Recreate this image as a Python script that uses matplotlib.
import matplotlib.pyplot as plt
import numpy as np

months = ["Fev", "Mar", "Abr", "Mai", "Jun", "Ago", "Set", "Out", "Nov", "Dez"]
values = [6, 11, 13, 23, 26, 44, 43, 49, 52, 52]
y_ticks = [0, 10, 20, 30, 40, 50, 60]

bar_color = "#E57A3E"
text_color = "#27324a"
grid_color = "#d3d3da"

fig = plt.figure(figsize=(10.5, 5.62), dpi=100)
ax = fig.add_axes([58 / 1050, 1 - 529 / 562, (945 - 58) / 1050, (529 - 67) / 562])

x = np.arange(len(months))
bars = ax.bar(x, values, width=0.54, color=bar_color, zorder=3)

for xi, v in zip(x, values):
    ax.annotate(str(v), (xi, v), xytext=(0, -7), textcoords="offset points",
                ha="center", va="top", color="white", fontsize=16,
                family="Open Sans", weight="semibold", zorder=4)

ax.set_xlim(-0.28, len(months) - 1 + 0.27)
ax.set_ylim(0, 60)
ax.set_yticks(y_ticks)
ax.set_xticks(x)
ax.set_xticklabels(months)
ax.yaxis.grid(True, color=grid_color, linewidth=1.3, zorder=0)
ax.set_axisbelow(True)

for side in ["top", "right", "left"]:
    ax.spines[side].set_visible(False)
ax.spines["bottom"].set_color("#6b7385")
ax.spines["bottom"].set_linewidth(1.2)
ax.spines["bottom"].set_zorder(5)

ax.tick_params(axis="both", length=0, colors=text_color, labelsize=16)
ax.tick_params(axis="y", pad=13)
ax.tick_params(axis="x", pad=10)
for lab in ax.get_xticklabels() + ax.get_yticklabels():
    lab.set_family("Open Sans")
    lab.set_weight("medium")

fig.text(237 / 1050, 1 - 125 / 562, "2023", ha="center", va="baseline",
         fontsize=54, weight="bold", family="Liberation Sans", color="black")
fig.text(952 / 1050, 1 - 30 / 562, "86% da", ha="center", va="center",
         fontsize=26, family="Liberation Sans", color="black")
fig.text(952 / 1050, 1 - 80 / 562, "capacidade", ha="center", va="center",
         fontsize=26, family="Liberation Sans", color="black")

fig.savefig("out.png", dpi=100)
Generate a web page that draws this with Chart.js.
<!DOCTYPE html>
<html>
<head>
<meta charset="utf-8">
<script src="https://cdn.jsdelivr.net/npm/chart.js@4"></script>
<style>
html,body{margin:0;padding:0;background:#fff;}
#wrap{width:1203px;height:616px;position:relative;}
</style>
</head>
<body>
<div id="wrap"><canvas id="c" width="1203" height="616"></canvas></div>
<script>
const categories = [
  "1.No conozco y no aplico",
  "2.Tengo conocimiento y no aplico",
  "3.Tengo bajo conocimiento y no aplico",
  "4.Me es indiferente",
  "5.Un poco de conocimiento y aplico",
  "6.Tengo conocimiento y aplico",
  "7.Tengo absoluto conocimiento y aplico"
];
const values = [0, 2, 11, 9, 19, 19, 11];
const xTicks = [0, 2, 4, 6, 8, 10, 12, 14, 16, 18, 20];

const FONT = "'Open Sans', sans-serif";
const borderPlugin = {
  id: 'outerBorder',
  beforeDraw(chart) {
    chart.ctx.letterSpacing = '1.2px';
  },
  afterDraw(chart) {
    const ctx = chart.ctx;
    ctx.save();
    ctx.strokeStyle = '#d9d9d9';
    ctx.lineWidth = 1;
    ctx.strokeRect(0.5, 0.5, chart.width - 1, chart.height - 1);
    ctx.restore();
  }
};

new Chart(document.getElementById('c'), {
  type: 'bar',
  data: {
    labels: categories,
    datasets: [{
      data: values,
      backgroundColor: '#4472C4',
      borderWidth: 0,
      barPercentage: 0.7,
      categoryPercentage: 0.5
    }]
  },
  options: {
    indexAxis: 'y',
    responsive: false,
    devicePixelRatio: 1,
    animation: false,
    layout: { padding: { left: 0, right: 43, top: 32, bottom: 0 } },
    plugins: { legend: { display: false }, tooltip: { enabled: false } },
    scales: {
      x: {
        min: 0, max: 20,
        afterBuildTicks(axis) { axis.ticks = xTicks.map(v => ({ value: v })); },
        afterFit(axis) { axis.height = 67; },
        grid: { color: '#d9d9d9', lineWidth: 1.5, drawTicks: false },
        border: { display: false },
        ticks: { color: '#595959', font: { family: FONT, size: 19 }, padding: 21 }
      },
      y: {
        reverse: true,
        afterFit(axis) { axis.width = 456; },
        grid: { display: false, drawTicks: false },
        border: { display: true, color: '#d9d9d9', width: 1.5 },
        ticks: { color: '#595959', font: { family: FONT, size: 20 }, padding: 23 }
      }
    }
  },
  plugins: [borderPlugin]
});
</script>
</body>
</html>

> Exercise task: Every entry above needs to be quoted exactly.

> Answer to this exercise:
Recreate this image as a Python script that uses matplotlib.
import matplotlib.pyplot as plt
import numpy as np

months = ["Fev", "Mar", "Abr", "Mai", "Jun", "Ago", "Set", "Out", "Nov", "Dez"]
values = [6, 11, 13, 23, 26, 44, 43, 49, 52, 52]
y_ticks = [0, 10, 20, 30, 40, 50, 60]

bar_color = "#E57A3E"
text_color = "#27324a"
grid_color = "#d3d3da"

fig = plt.figure(figsize=(10.5, 5.62), dpi=100)
ax = fig.add_axes([58 / 1050, 1 - 529 / 562, (945 - 58) / 1050, (529 - 67) / 562])

x = np.arange(len(months))
bars = ax.bar(x, values, width=0.54, color=bar_color, zorder=3)

for xi, v in zip(x, values):
    ax.annotate(str(v), (xi, v), xytext=(0, -7), textcoords="offset points",
                ha="center", va="top", color="white", fontsize=16,
                family="Open Sans", weight="semibold", zorder=4)

ax.set_xlim(-0.28, len(months) - 1 + 0.27)
ax.set_ylim(0, 60)
ax.set_yticks(y_ticks)
ax.set_xticks(x)
ax.set_xticklabels(months)
ax.yaxis.grid(True, color=grid_color, linewidth=1.3, zorder=0)
ax.set_axisbelow(True)

for side in ["top", "right", "left"]:
    ax.spines[side].set_visible(False)
ax.spines["bottom"].set_color("#6b7385")
ax.spines["bottom"].set_linewidth(1.2)
ax.spines["bottom"].set_zorder(5)

ax.tick_params(axis="both", length=0, colors=text_color, labelsize=16)
ax.tick_params(axis="y", pad=13)
ax.tick_params(axis="x", pad=10)
for lab in ax.get_xticklabels() + ax.get_yticklabels():
    lab.set_family("Open Sans")
    lab.set_weight("medium")

fig.text(237 / 1050, 1 - 125 / 562, "2023", ha="center", va="baseline",
         fontsize=54, weight="bold", family="Liberation Sans", color="black")
fig.text(952 / 1050, 1 - 30 / 562, "86% da", ha="center", va="center",
         fontsize=26, family="Liberation Sans", color="black")
fig.text(952 / 1050, 1 - 80 / 562, "capacidade", ha="center", va="center",
         fontsize=26, family="Liberation Sans", color="black")

fig.savefig("out.png", dpi=100)
Generate a web page that draws this with Chart.js.
<!DOCTYPE html>
<html>
<head>
<meta charset="utf-8">
<script src="https://cdn.jsdelivr.net/npm/chart.js@4"></script>
<style>
html,body{margin:0;padding:0;background:#fff;}
#wrap{width:1203px;height:616px;position:relative;}
</style>
</head>
<body>
<div id="wrap"><canvas id="c" width="1203" height="616"></canvas></div>
<script>
const categories = [
  "1.No conozco y no aplico",
  "2.Tengo conocimiento y no aplico",
  "3.Tengo bajo conocimiento y no aplico",
  "4.Me es indiferente",
  "5.Un poco de conocimiento y aplico",
  "6.Tengo conocimiento y aplico",
  "7.Tengo absoluto conocimiento y aplico"
];
const values = [0, 2, 11, 9, 19, 19, 11];
const xTicks = [0, 2, 4, 6, 8, 10, 12, 14, 16, 18, 20];

const FONT = "'Open Sans', sans-serif";
const borderPlugin = {
  id: 'outerBorder',
  beforeDraw(chart) {
    chart.ctx.letterSpacing = '1.2px';
  },
  afterDraw(chart) {
    const ctx = chart.ctx;
    ctx.save();
    ctx.strokeStyle = '#d9d9d9';
    ctx.lineWidth = 1;
    ctx.strokeRect(0.5, 0.5, chart.width - 1, chart.height - 1);
    ctx.restore();
  }
};

new Chart(document.getElementById('c'), {
  type: 'bar',
  data: {
    labels: categories,
    datasets: [{
      data: values,
      backgroundColor: '#4472C4',
      borderWidth: 0,
      barPercentage: 0.7,
      categoryPercentage: 0.5
    }]
  },
  options: {
    indexAxis: 'y',
    responsive: false,
    devicePixelRatio: 1,
    animation: false,
    layout: { padding: { left: 0, right: 43, top: 32, bottom: 0 } },
    plugins: { legend: { display: false }, tooltip: { enabled: false } },
    scales: {
      x: {
        min: 0, max: 20,
        afterBuildTicks(axis) { axis.ticks = xTicks.map(v => ({ value: v })); },
        afterFit(axis) { axis.height = 67; },
        grid: { color: '#d9d9d9', lineWidth: 1.5, drawTicks: false },
        border: { display: false },
        ticks: { color: '#595959', font: { family: FONT, size: 19 }, padding: 21 }
      },
      y: {
        reverse: true,
        afterFit(axis) { axis.width = 456; },
        grid: { display: false, drawTicks: false },
        border: { display: true, color: '#d9d9d9', width: 1.5 },
        ticks: { color: '#595959', font: { family: FONT, size: 20 }, padding: 23 }
      }
    }
  },
  plugins: [borderPlugin]
});
</script>
</body>
</html>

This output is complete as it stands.